Are you sure you want to say that again? George Osborne and Alistair Darling in Ashford yesterday. Photograph: Dylan Martinez/AFP/Getty Images

Read these

How did the referendum campaign go so wrong for Labour, asks George Eaton in the New Statesman:

Inside Labour, the blame is already being liberally distributed. Some identify Corbyn as the chief culprit. Recent polling showed that nearly half of the party’s voters were uncertain of its position on the EU. This, MPs suggest, owes much to the Labour leader’s limited enthusiasm for the cause … Yet there is no truth in the claim that the lifelong Eurosceptic is a secret Brexiter. “I’ve had private conversations with him. He is convinced that voting Remain is the right thing to do,” a shadow cabinet minister told me …

But Corbyn is not the only senior figure blamed for the drift towards Brexit. Alan Johnson, the head of the Labour In campaign, is accused of ‘low energy’ performances. Others cite the media’s fixation with ‘blue-on-blue’ Conservative clashes. One senior MP suggested that the BBC could be ‘in breach of its legal duties’ by ‘focusing on personalities, not issues’.

Jenni Russell in the Times says hard-won freedoms are at stake:

We don’t realise the fragility of our liberal societies and the need to protect them. The European project has been a conscious effort to spread its core values, from democracy to human rights. It has worked; central European and Baltic states could only join once they had adopted them. Walking away from Europe now is akin to storming out of the house you share with your exasperating, difficult relatives …

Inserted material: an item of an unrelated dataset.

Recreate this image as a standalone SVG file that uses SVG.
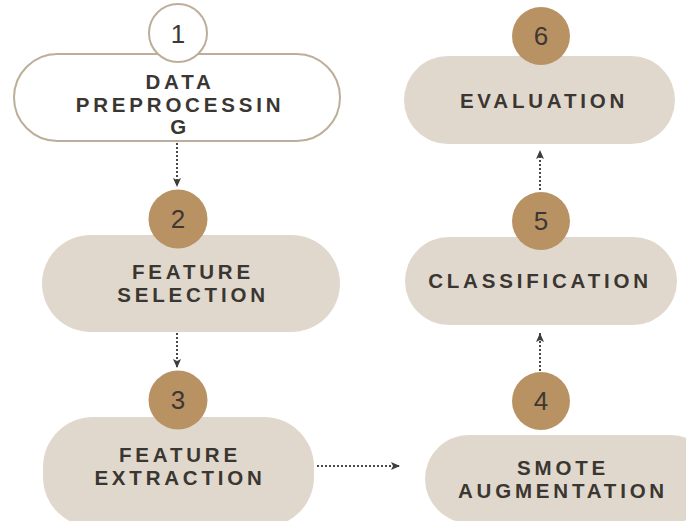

The cavalier foolishness with which Leavers think they can rip Britain out of Europe and yet trust that everything else they value — trade, intelligence sharing, stability, goodwill — will stay the same amazes me. Privately the Europeans, led by Germany, are explicit that if we go Europe will close ranks against us. They must. They cannot afford to prioritise selling us BMWs above the survival of the union. They have to make clear to other nationalist parties tempted to follow the UK that there will be no preferential treatment, only harsh consequences. If we reject our neighbours, they will have to reject us.

Proving that Brexit knows no boundaries (ironic, I know), here’s the New Zealand Herald’s Griff White with four models of how Britain could look outside the EU.

Baffling claim of the day

The Spectator has a poll on whether we can trust polls and it’s hard to know what to think of that.

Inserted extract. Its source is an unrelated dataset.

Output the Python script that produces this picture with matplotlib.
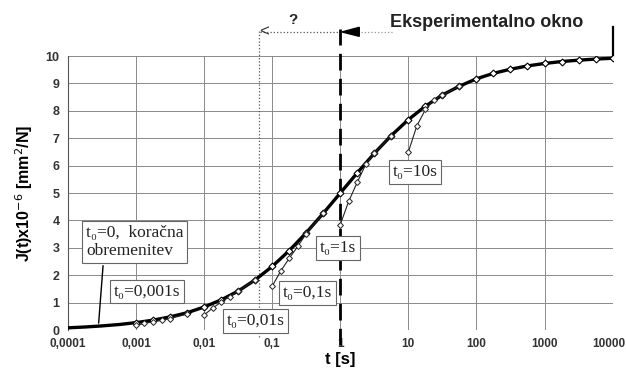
import matplotlib
matplotlib.use("Agg")
import matplotlib.pyplot as plt
import matplotlib.transforms as mtransforms
import numpy as np

plt.rcParams["font.family"] = ["Liberation Sans", "DejaVu Sans"]

# main curve J(t) (t0 = 0, step loading)
t_main = [1e-4, 1.78e-4, 3.16e-4, 5.62e-4, 1e-3, 1.78e-3, 3.16e-3, 5.62e-3, 1e-2, 1.78e-2,
          3.16e-2, 5.62e-2, 1e-1, 1.78e-1, 3.16e-1, 5.62e-1, 1, 1.78, 3.16, 5.62, 10, 17.8,
          31.6, 56.2, 100, 178, 316, 562, 1000, 1780, 3160, 5620, 10000]
J_main = [0.08, 0.11, 0.15, 0.20, 0.27, 0.36, 0.48, 0.63, 0.84, 1.10, 1.42, 1.83, 2.32,
          2.90, 3.55, 4.26, 5.00, 5.74, 6.45, 7.10, 7.68, 8.17, 8.58, 8.90, 9.17, 9.37,
          9.52, 9.64, 9.73, 9.80, 9.85, 9.89, 9.92]

# delayed-start curves (t0 = 0.001, 0.01, 0.1, 1, 10 s)
t_0001 = [1e-3, 1.33e-3, 1.78e-3, 2.37e-3, 3.16e-3, 5.62e-3]
J_0001 = [0.17, 0.24, 0.30, 0.35, 0.42, 0.58]
t_001 = [1e-2, 1.33e-2, 1.78e-2, 2.37e-2, 3.16e-2, 5.62e-2]
J_001 = [0.55, 0.80, 1.02, 1.22, 1.42, 1.83]
t_01 = [1e-1, 1.33e-1, 1.78e-1, 2.37e-1, 3.16e-1, 5.62e-1]
J_01 = [1.60, 2.15, 2.62, 3.05, 3.52, 4.26]
t_1 = [1, 1.33, 1.78, 2.37, 3.16, 5.62]
J_1 = [3.85, 4.70, 5.40, 6.05, 6.45, 7.10]
t_10 = [10, 13.3, 17.8, 23.7, 31.6, 56.2]
J_10 = [6.50, 7.45, 8.05, 8.40, 8.58, 8.90]

x_ticks = [1e-4, 1e-3, 1e-2, 1e-1, 1, 10, 100, 1000, 10000]
x_labels = ["0,0001", "0,001", "0,01", "0,1", "1", "10", "100", "1000", "10000"]
y_ticks = list(range(0, 11))

label_texts = ["t₀=0,  koračna\nobremenitev", "t₀=0,001s", "t₀=0,01s", "t₀=0,1s", "t₀=1s", "t₀=10s"]
label_pos = [(1.85e-4, 3.22), (4.7e-4, 1.40), (2.15e-2, 0.33), (0.145, 1.36), (0.5, 3.0), (5.9, 5.77)]

fig = plt.figure(figsize=(6.26, 3.84), dpi=100)
ax = fig.add_axes([0.1086, 0.1406, 0.8700, 0.7134])
ax.set_xscale("log")
ax.set_xlim(1e-4, 1e4)
ax.set_ylim(0, 10)
for s in ax.spines.values():
    s.set_visible(False)
ax.spines["left"].set_visible(True)
ax.spines["left"].set_color("#555555")
ax.grid(True, which="major", color="#8a8a8a", lw=0.7)
ax.minorticks_off()
ax.tick_params(length=0, pad=6)
ax.set_xticks(x_ticks)
ax.set_xticklabels(x_labels, fontsize=8.5, fontweight="bold", color="#333333")
last = ax.get_xticklabels()[-1]
last.set_transform(last.get_transform() +
                   mtransforms.ScaledTranslation(-4 / 100, 0, fig.dpi_scale_trans))
ax.set_yticks(y_ticks)
ax.set_yticklabels([str(v) for v in y_ticks], fontsize=9, fontweight="bold", color="#333333")
ax.set_xlabel("t [s]", fontsize=12, fontweight="bold", labelpad=1)
ax.set_ylabel("J(t)x10$^{-6}$ [mm$^2$/N]", fontsize=11.5, fontweight="bold", labelpad=8)

# main curve
ax.plot(t_main, J_main, color="black", lw=2.4, zorder=4)
ax.plot([t for t in t_main if t >= 1e-3], [j for t, j in zip(t_main, J_main) if t >= 1e-3],
        ls="none", marker="D", ms=3.5, mfc="white", mec="black", mew=0.8, zorder=5)
for tt, jj in [(t_0001, J_0001), (t_001, J_001), (t_01, J_01), (t_1, J_1), (t_10, J_10)]:
    ax.plot(tt, jj, color="#222222", lw=0.8, marker="D", ms=3, mfc="white", mec="#222222",
            mew=0.7, zorder=5)

# labels
serif = ["Liberation Serif", "DejaVu Serif"]
for txt, (xx, yy) in zip(label_texts, label_pos):
    ax.text(xx, yy, txt, ha="left", va="center", fontsize=12.5, family=serif, zorder=6,
            color="#222222",
            bbox=dict(boxstyle="square,pad=0.22", fc="white", ec="#666666", lw=0.8),
            linespacing=1.15)
ax.annotate("", xy=(2.8e-4, 0.15), xytext=(3.3e-4, 2.45),
            arrowprops=dict(arrowstyle="-", color="black", lw=1.0), zorder=6)

# experimental window markers
ax.plot([1, 1], [-0.55, 11.0], color="black", lw=2.0, ls=(0, (6, 3)), clip_on=False, zorder=3)
ax.fill([1.06, 1.9, 1.9], [10.88, 11.05, 10.72], color="black", clip_on=False, zorder=6)
ax.plot([1e4, 1e4], [10.0, 11.05], color="black", lw=1.6, clip_on=False)
ax.text(142, 11.22, "Eksperimentalno okno", ha="center", va="center", fontsize=13,
        fontweight="bold", color="#222222")
ax.plot([2.0, 6.0], [10.88, 10.88], color="#999999", lw=0.9, ls=":", clip_on=False)

# unknown region
ax.plot([0.064, 0.064], [-0.25, 10.95], color="#555555", lw=0.9, ls=":", clip_on=False, zorder=3)
ax.plot([0.066, 0.97], [10.88, 10.88], color="#555555", lw=0.9, ls=":", clip_on=False)
ax.text(0.064, 10.88, "<", ha="left", va="center", fontsize=12, color="#333333")
ax.text(0.2, 11.3, "?", ha="center", va="center", fontsize=11, fontweight="bold", color="#222222")

fig.savefig("out.png", dpi=100)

The Spectator runs a poll on whether UK voters can trust polls, ahead of the EU referendum on 23 June.

Celebrity endorsement of the day

A joyous Twitter thread, this, from Peep Show star Robert Webb (himself for remain), who spent a good few hours figuring out how each of the characters from the show would vote next week. If I posted the whole thread, the “brief” part of this morning briefing would be severely compromised, but do look it up:

David Mitchell as Mark and Robert Webb as Jeremy in Peep Show
David Mitchell as Mark (a cautious Remainer) and Robert Webb as Jeremy (a shake-this-shit-up Leaver) in Channel 4’s Peep Show. Photograph: Angus Young/Channel 4

The day in a tweet

Intriguing. Vote Leave has been condemned for its “We send the EU £350m a week – let’s fund our NHS instead” slogan (Angela Eagle called it a “lie”). But a u-turn seems … unlikely. Expect a fightback.

If today were a song ...

It would be Craig David’s Seven Days. That’s all we have left of this campaign. And David aficionados will know what they’re supposed to be doing today. Ahem.